→ DATASET EXTRACT:
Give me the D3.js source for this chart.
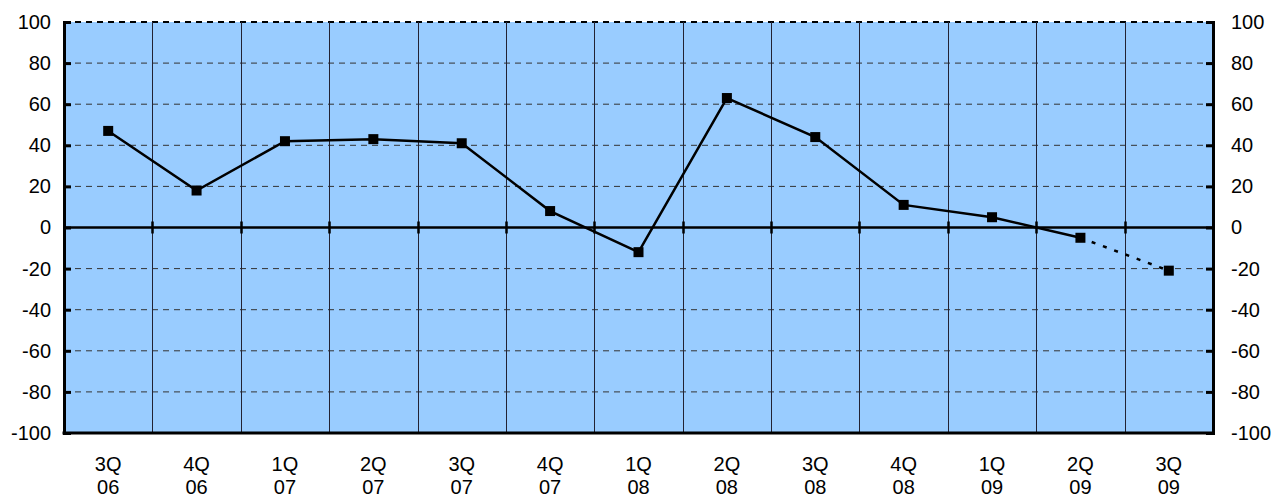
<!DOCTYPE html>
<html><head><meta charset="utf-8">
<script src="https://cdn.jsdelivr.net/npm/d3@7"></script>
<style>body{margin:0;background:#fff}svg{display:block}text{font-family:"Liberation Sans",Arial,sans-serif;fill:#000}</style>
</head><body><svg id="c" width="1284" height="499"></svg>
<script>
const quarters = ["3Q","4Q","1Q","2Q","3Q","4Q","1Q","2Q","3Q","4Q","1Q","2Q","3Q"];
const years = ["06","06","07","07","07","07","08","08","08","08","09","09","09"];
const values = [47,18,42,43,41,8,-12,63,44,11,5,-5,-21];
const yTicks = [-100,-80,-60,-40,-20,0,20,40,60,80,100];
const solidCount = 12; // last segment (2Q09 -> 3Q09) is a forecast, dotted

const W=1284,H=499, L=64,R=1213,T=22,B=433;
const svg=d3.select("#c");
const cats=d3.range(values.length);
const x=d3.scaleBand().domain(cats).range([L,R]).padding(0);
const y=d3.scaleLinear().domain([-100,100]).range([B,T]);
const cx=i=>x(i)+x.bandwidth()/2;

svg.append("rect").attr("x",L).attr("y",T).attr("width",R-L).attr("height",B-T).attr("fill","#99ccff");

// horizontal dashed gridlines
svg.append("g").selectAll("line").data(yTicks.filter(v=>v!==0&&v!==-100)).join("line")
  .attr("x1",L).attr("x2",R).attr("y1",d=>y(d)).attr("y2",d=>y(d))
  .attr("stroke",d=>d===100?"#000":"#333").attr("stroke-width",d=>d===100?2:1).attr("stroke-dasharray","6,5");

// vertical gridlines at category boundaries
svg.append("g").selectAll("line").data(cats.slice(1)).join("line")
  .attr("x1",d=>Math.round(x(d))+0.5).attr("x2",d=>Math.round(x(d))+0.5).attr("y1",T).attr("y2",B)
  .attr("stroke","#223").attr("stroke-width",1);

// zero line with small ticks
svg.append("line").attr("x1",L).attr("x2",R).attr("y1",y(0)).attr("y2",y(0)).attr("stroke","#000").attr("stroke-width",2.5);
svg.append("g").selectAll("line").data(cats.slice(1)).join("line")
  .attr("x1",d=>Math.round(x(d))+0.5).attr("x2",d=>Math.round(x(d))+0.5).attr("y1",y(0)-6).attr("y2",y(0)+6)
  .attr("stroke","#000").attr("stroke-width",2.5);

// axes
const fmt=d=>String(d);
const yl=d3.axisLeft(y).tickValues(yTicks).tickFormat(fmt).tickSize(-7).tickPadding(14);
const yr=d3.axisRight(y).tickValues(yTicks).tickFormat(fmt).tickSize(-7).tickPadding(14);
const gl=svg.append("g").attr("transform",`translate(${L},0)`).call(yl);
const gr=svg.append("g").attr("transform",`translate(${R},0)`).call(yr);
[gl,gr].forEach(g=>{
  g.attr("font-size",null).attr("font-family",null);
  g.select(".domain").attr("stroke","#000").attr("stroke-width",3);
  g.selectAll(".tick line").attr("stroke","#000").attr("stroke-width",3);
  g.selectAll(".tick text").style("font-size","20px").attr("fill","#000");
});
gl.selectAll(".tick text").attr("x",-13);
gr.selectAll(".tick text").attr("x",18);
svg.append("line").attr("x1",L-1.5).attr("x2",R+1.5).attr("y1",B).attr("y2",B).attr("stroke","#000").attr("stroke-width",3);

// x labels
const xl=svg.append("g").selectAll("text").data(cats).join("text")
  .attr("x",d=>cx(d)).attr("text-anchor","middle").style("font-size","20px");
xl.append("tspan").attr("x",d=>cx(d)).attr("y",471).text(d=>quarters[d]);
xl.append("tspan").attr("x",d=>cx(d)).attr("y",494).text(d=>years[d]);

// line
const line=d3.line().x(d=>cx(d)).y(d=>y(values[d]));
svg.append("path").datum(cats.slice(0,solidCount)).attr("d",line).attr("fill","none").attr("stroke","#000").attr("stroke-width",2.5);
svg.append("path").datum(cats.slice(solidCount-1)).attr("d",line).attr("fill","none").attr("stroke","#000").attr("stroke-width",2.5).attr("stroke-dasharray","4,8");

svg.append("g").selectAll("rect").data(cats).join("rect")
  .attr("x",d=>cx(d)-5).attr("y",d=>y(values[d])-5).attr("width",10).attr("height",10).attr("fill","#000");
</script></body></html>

→ THE PROBLEM:
Would you set down the listing exactly, omitting pictures?

→ RESPONSE:
Give me the D3.js source for this chart.
<!DOCTYPE html>
<html><head><meta charset="utf-8">
<script src="https://cdn.jsdelivr.net/npm/d3@7"></script>
<style>body{margin:0;background:#fff}svg{display:block}text{font-family:"Liberation Sans",Arial,sans-serif;fill:#000}</style>
</head><body><svg id="c" width="1284" height="499"></svg>
<script>
const quarters = ["3Q","4Q","1Q","2Q","3Q","4Q","1Q","2Q","3Q","4Q","1Q","2Q","3Q"];
const years = ["06","06","07","07","07","07","08","08","08","08","09","09","09"];
const values = [47,18,42,43,41,8,-12,63,44,11,5,-5,-21];
const yTicks = [-100,-80,-60,-40,-20,0,20,40,60,80,100];
const solidCount = 12; // last segment (2Q09 -> 3Q09) is a forecast, dotted

const W=1284,H=499, L=64,R=1213,T=22,B=433;
const svg=d3.select("#c");
const cats=d3.range(values.length);
const x=d3.scaleBand().domain(cats).range([L,R]).padding(0);
const y=d3.scaleLinear().domain([-100,100]).range([B,T]);
const cx=i=>x(i)+x.bandwidth()/2;

svg.append("rect").attr("x",L).attr("y",T).attr("width",R-L).attr("height",B-T).attr("fill","#99ccff");

// horizontal dashed gridlines
svg.append("g").selectAll("line").data(yTicks.filter(v=>v!==0&&v!==-100)).join("line")
  .attr("x1",L).attr("x2",R).attr("y1",d=>y(d)).attr("y2",d=>y(d))
  .attr("stroke",d=>d===100?"#000":"#333").attr("stroke-width",d=>d===100?2:1).attr("stroke-dasharray","6,5");

// vertical gridlines at category boundaries
svg.append("g").selectAll("line").data(cats.slice(1)).join("line")
  .attr("x1",d=>Math.round(x(d))+0.5).attr("x2",d=>Math.round(x(d))+0.5).attr("y1",T).attr("y2",B)
  .attr("stroke","#223").attr("stroke-width",1);

// zero line with small ticks
svg.append("line").attr("x1",L).attr("x2",R).attr("y1",y(0)).attr("y2",y(0)).attr("stroke","#000").attr("stroke-width",2.5);
svg.append("g").selectAll("line").data(cats.slice(1)).join("line")
  .attr("x1",d=>Math.round(x(d))+0.5).attr("x2",d=>Math.round(x(d))+0.5).attr("y1",y(0)-6).attr("y2",y(0)+6)
  .attr("stroke","#000").attr("stroke-width",2.5);

// axes
const fmt=d=>String(d);
const yl=d3.axisLeft(y).tickValues(yTicks).tickFormat(fmt).tickSize(-7).tickPadding(14);
const yr=d3.axisRight(y).tickValues(yTicks).tickFormat(fmt).tickSize(-7).tickPadding(14);
const gl=svg.append("g").attr("transform",`translate(${L},0)`).call(yl);
const gr=svg.append("g").attr("transform",`translate(${R},0)`).call(yr);
[gl,gr].forEach(g=>{
  g.attr("font-size",null).attr("font-family",null);
  g.select(".domain").attr("stroke","#000").attr("stroke-width",3);
  g.selectAll(".tick line").attr("stroke","#000").attr("stroke-width",3);
  g.selectAll(".tick text").style("font-size","20px").attr("fill","#000");
});
gl.selectAll(".tick text").attr("x",-13);
gr.selectAll(".tick text").attr("x",18);
svg.append("line").attr("x1",L-1.5).attr("x2",R+1.5).attr("y1",B).attr("y2",B).attr("stroke","#000").attr("stroke-width",3);

// x labels
const xl=svg.append("g").selectAll("text").data(cats).join("text")
  .attr("x",d=>cx(d)).attr("text-anchor","middle").style("font-size","20px");
xl.append("tspan").attr("x",d=>cx(d)).attr("y",471).text(d=>quarters[d]);
xl.append("tspan").attr("x",d=>cx(d)).attr("y",494).text(d=>years[d]);

// line
const line=d3.line().x(d=>cx(d)).y(d=>y(values[d]));
svg.append("path").datum(cats.slice(0,solidCount)).attr("d",line).attr("fill","none").attr("stroke","#000").attr("stroke-width",2.5);
svg.append("path").datum(cats.slice(solidCount-1)).attr("d",line).attr("fill","none").attr("stroke","#000").attr("stroke-width",2.5).attr("stroke-dasharray","4,8");

svg.append("g").selectAll("rect").data(cats).join("rect")
  .attr("x",d=>cx(d)-5).attr("y",d=>y(values[d])-5).attr("width",10).attr("height",10).attr("fill","#000");
</script></body></html>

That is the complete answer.